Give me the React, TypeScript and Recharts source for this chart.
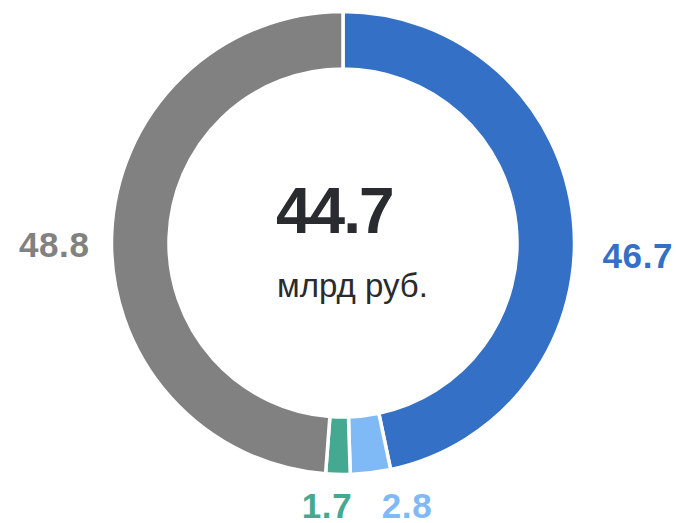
import React from 'react';
import { PieChart, Pie, Cell } from 'recharts';

// slice order: clockwise from 12 o'clock
const names = ['Сегмент 1', 'Сегмент 2', 'Сегмент 3', 'Сегмент 4'];
const values = [46.7, 2.8, 1.7, 48.8];
const colors = ['#3470c5', '#7fb9f6', '#45a991', '#818181'];

const centerValue = '44.7';
const centerUnit = 'млрд руб.';

const data = names.map((name, i) => ({ name, value: values[i] }));

const FONT = '"Liberation Sans", Arial, sans-serif';
const RAD = Math.PI / 180;

const renderLabel = (props: any) => {
    const { cx, cy, outerRadius, midAngle, percent, index, value } = props;
    const cos = Math.cos(-midAngle * RAD);
    let x: number;
    let y: number;
    let anchor: 'start' | 'end' | 'middle';
    if (percent > 0.2) {
        // big slices: labels at the left / right side of the ring
        const right = cos > 0;
        x = right ? cx + outerRadius + 28 : cx - outerRadius - 22;
        y = cy + (right ? 25 : 14);
        anchor = right ? 'start' : 'end';
    } else {
        // small slices: labels under the ring, pushed apart
        x = cx + 24 + (cos > 0 ? 40 : -40);
        y = cy + outerRadius + 43;
        anchor = 'middle';
    }
    return (
        <text
            x={x}
            y={y}
            textAnchor={anchor}
            fill={colors[index]}
            fontFamily={FONT}
            fontWeight="bold"
            fontSize={35}
            letterSpacing={0.6}
        >
            {value}
        </text>
    );
};

export default function App() {
    return (
        <div style={{ position: 'absolute', left: 0, top: 0, width: 676, height: 523, background: '#fff' }}>
            <PieChart width={676} height={523} margin={{ top: 0, right: 0, bottom: 0, left: 0 }}>
                <Pie
                    data={data}
                    dataKey="value"
                    cx={343}
                    cy={243}
                    innerRadius={174}
                    outerRadius={231.5}
                    startAngle={90}
                    endAngle={-270}
                    stroke="#ffffff"
                    strokeWidth={3.5}
                    label={renderLabel}
                    labelLine={false}
                    isAnimationActive={false}
                >
                    {data.map((d, i) => (
                        <Cell key={d.name} fill={colors[i]} />
                    ))}
                </Pie>
                <text x={276} y={233} fontFamily={FONT} fontWeight="bold" fontSize={64} letterSpacing={-2} fill="#2a2b2e">
                    {centerValue}
                </text>
                <text x={277} y={297} fontFamily={FONT} fontSize={33} fill="#2a2b2e">
                    {centerUnit}
                </text>
            </PieChart>
        </div>
    );
}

----------------

**WHAT IS EXPECTED:**
Transcribe the listing above verbatim. Omit the pictures.

**ANSWER TO THIS EXERCISE:**
Give me the React, TypeScript and Recharts source for this chart.
import React from 'react';
import { PieChart, Pie, Cell } from 'recharts';

// slice order: clockwise from 12 o'clock
const names = ['Сегмент 1', 'Сегмент 2', 'Сегмент 3', 'Сегмент 4'];
const values = [46.7, 2.8, 1.7, 48.8];
const colors = ['#3470c5', '#7fb9f6', '#45a991', '#818181'];

const centerValue = '44.7';
const centerUnit = 'млрд руб.';

const data = names.map((name, i) => ({ name, value: values[i] }));

const FONT = '"Liberation Sans", Arial, sans-serif';
const RAD = Math.PI / 180;

const renderLabel = (props: any) => {
    const { cx, cy, outerRadius, midAngle, percent, index, value } = props;
    const cos = Math.cos(-midAngle * RAD);
    let x: number;
    let y: number;
    let anchor: 'start' | 'end' | 'middle';
    if (percent > 0.2) {
        // big slices: labels at the left / right side of the ring
        const right = cos > 0;
        x = right ? cx + outerRadius + 28 : cx - outerRadius - 22;
        y = cy + (right ? 25 : 14);
        anchor = right ? 'start' : 'end';
    } else {
        // small slices: labels under the ring, pushed apart
        x = cx + 24 + (cos > 0 ? 40 : -40);
        y = cy + outerRadius + 43;
        anchor = 'middle';
    }
    return (
        <text
            x={x}
            y={y}
            textAnchor={anchor}
            fill={colors[index]}
            fontFamily={FONT}
            fontWeight="bold"
            fontSize={35}
            letterSpacing={0.6}
        >
            {value}
        </text>
    );
};

export default function App() {
    return (
        <div style={{ position: 'absolute', left: 0, top: 0, width: 676, height: 523, background: '#fff' }}>
            <PieChart width={676} height={523} margin={{ top: 0, right: 0, bottom: 0, left: 0 }}>
                <Pie
                    data={data}
                    dataKey="value"
                    cx={343}
                    cy={243}
                    innerRadius={174}
                    outerRadius={231.5}
                    startAngle={90}
                    endAngle={-270}
                    stroke="#ffffff"
                    strokeWidth={3.5}
                    label={renderLabel}
                    labelLine={false}
                    isAnimationActive={false}
                >
                    {data.map((d, i) => (
                        <Cell key={d.name} fill={colors[i]} />
                    ))}
                </Pie>
                <text x={276} y={233} fontFamily={FONT} fontWeight="bold" fontSize={64} letterSpacing={-2} fill="#2a2b2e">
                    {centerValue}
                </text>
                <text x={277} y={297} fontFamily={FONT} fontSize={33} fill="#2a2b2e">
                    {centerUnit}
                </text>
            </PieChart>
        </div>
    );
}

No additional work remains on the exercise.